In essence (and I know I'm preaching to the choir here) a roleplaying game is not about what the game designers say it's about, but what the players and GM decide it's about. And while it's entirely possible to set an RPG in a historical time period and spend as many of the game book's pages as you'd like detailing the social, military, and political history of the setting, there's no guarantee that any of that material will even be read, beyond the equipment lists (those always get read). And even if it gets read, there's no guarantee that it will be used enough in actual play that the players will really remember it.

So, from a game designer's perspective, it seems like traditional RPGs are not really fertile ground for educational gaming.

But what about “indie” games, those Forge-type creations that focus on doing one thing, in which everything from fluff to mechanics supports that one goal? Trollbabe, and, more starkly, Polaris come to mind as examples. Could these tightly-focused RPGs be built so some of the educational content came through by default?

Honestly, I'm not sure. Indie games tend to feature a lot of shared narrative control, and I'm not sure how that would fit into creating an inherently educational environment. If the people exercising the narrative control wanted to learn from each other, it would be easy enough to do, but for a game designer to “write it in” so that it came through automatically, the way the learning could in a more limited game . . . well, I'm not convinced.

Professor Seymore Papert, in his article “Does Easy Do It?” warns of “Shavian Reversals,” which combine the worst qualities of each of their “parents.” In this case, he's talking about learning games which they are neither fun games nor sound educational pedagogy. Papert notes that an educational game must first be a good game, or it will fail both as a game and as an teaching instrument.

And while it would be trivially easy to hack together an “educational,” OD&D-ish dungeon crawl game, either board-based or more like the very first RPGs, it could very easily be a Shavian Reversal. The basic mechanic could be: answer a question correctly, and you “hit” or “succeed.” The difficulty level of the questions would be equivalent to the difficulty level of the task in the game. If you hit, in combat, you then get to roll damage. The Fighter rolls the most damage dice, and has the most hit points. The Thief is weaker than the Fighter, but can backstab (answer a tougher question than is required, but then gets double damage) and dodge (answer a question to avoid an attack). The Mage is weaker still, but has spells, and so on. Monsters always hit, but do less damage per attack.

Well, this could be an RPG as much as OD&D is, or it could be a board game, and it does have an educational component: the players have to answer study questions to succeed. On the other hand, it's a heavy-handed approach that I doubt most roleplayers would find too exciting. And most likely the questions are going to be multiple choice drill-and-regurgitate contextless facts, which is mediocre-at-best pedagogically.

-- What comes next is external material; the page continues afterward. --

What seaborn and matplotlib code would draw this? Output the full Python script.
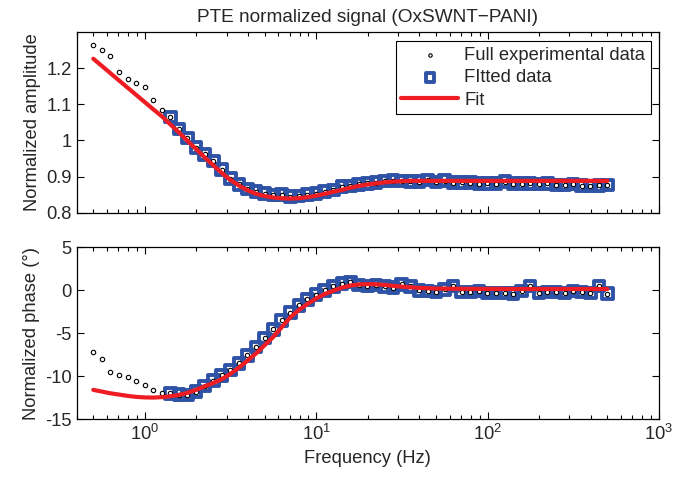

While such a game could be fun, if the rest of the game is put together well, and it could actually teach something, if the questions are well-written, and the “deck” is somehow randomized so you don't just end up memorizing that “the question that starts with 'who assassinated-' is answered correctly with 'b',” I'd be hard pressed to call it a shining example of educational gaming. Honestly, I can't think of anyone who'd choose to play that over almost any of the RPGs that are on the market today. And that's part of the problem. To be really successful, educational games need to not only be more fun than doing book work or listening to the teacher talk; they need to be able to compete with commercial entertainment, including non-educational video games.

Well, that's it: I'm tapped. It will take a sharper mind than mine to create a functional, educational RPG. But that's all right. As far as I'm concerned, roleplaying is a perfectly worthwhile hobby that needs no external justification.